Nations agree on global road map to steer breakneck urbanisation

Published October 22, 2016
Quito: (Left to right) The Secretary General of the United Nations Habitat III Conference on Housing and Sustainable Urban Development, Joan Clos, Ecuador’s Housing and Urban Development Secretary Maria de los Angeles Duarte and Ecuador’s President Rafael Correa are pictured during the closing ceremony of the Habitat III Conference, at the Culture Palace on Thursday.—AFP
Quito: (Left to right) The Secretary General of the United Nations Habitat III Conference on Housing and Sustainable Urban Development, Joan Clos, Ecuador’s Housing and Urban Development Secretary Maria de los Angeles Duarte and Ecuador’s President Rafael Correa are pictured during the closing ceremony of the Habitat III Conference, at the Culture Palace on Thursday.—AFP

QUITO (Ecuador): The United Nations formally adopted a global road map to grapple with rapid urbanisation on Thursday, capping nearly two years of behind-the-scenes international negotiations aimed at designing development priorities for cities and towns over the long term.

The New Urban Agenda (NUA) sets out a host of general goals such as development of sustainable and compact cities that do not harm the environment and redevelopment of informal settlements with the participation of residents.

The 23-page document was agreed upon at the UN Habitat III conference, held every 20 years to discuss the future of the world’s cities, by the UN’s 193-member nations.

“Urbanisation is happening at an unprecedented pace and scale, and 3.7 billion people now live in cities. We think in the forthcoming years, by 2050, this will rise to 7 billion,” said Joan Clos, executive director of Habitat III.

“It is historic in the sense that never in human history have we seen such a transformation of human society,” he said. “This represents huge challenges, and the NUA aims to guide strategy to face these challenges.” Unlike the 2015 climate negotiations in Paris that sought legally binding agreements on global warming, the NUA is non-binding. Clos said it should be seen as a guide to generate debate before implementation at the national level.

“We want to say that we need not fear urbanisation,” he said. “There are some countries that want to stop urbanisation, put a wall against it. We want to guide it.” Many points in the NUA are related to the Sustainable Development Goals (SDGs), adopted by the UN last year to end poverty and inequality by 2030. One SDG calls for making cities inclusive, safe, resilient and sustainable.

The NUA drew sharp criticism from a number of scientists who say it fails to address the urgency of growing urbanisation and contains no tangible plan.

“(This) is entirely absent from the NUA. The planet has already moved beyond critical planetary boundaries related to climate, biodiversity, land use and fertiliser use,” said Timon McPhearson, assistant professor of urban ecology at The New School in New York.

Nearly one billion poor people live in urban slums and informal settlements in about 100,000 cities around the world, in dire need of clean water, energy, food, sanitation and health services, he said. The UN estimates that number will triple by 2030.
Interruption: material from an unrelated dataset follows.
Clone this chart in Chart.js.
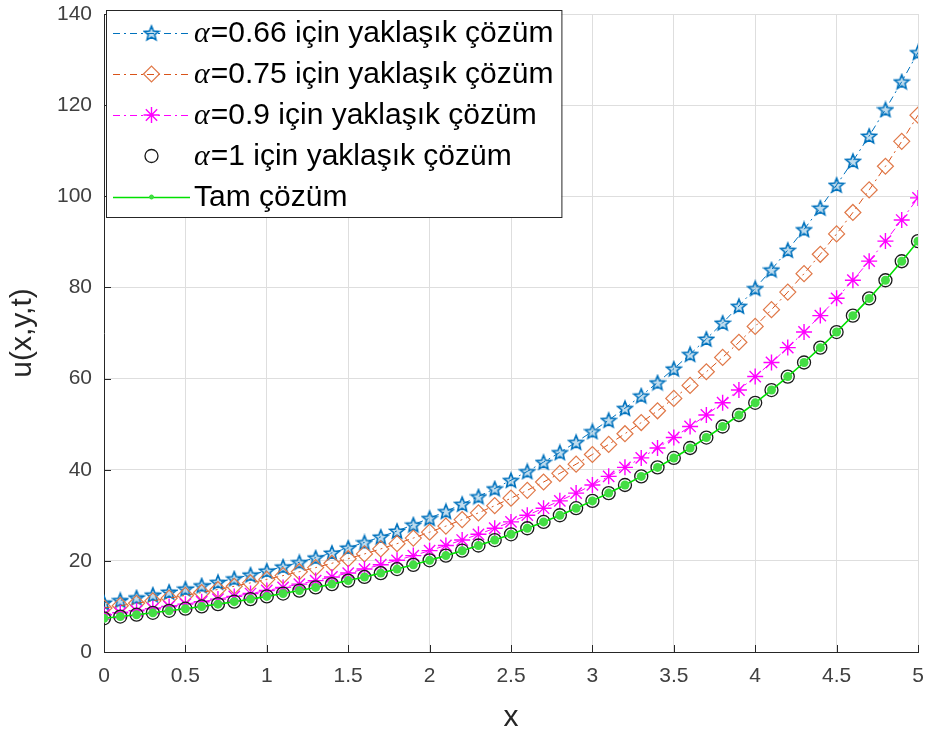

“Without a clear plan for implementation of the NUA and related SDGs, we will not make the needed progress for even basic quality of life and livelihoods in informal and other urban settlements,” McPhearson said.

Some members of the global scientific community plan to join forces at an international conference in 2018 to explore urban issues and solutions and look at what has been implemented from the NUA.

Habitat III was seen as particularly significant as it was held when for the first time, more people live in cities than in rural areas.

In 2014, 54 per cent of the global population lived in cities but by 2050, the UN expects this figure to reach 66 per cent.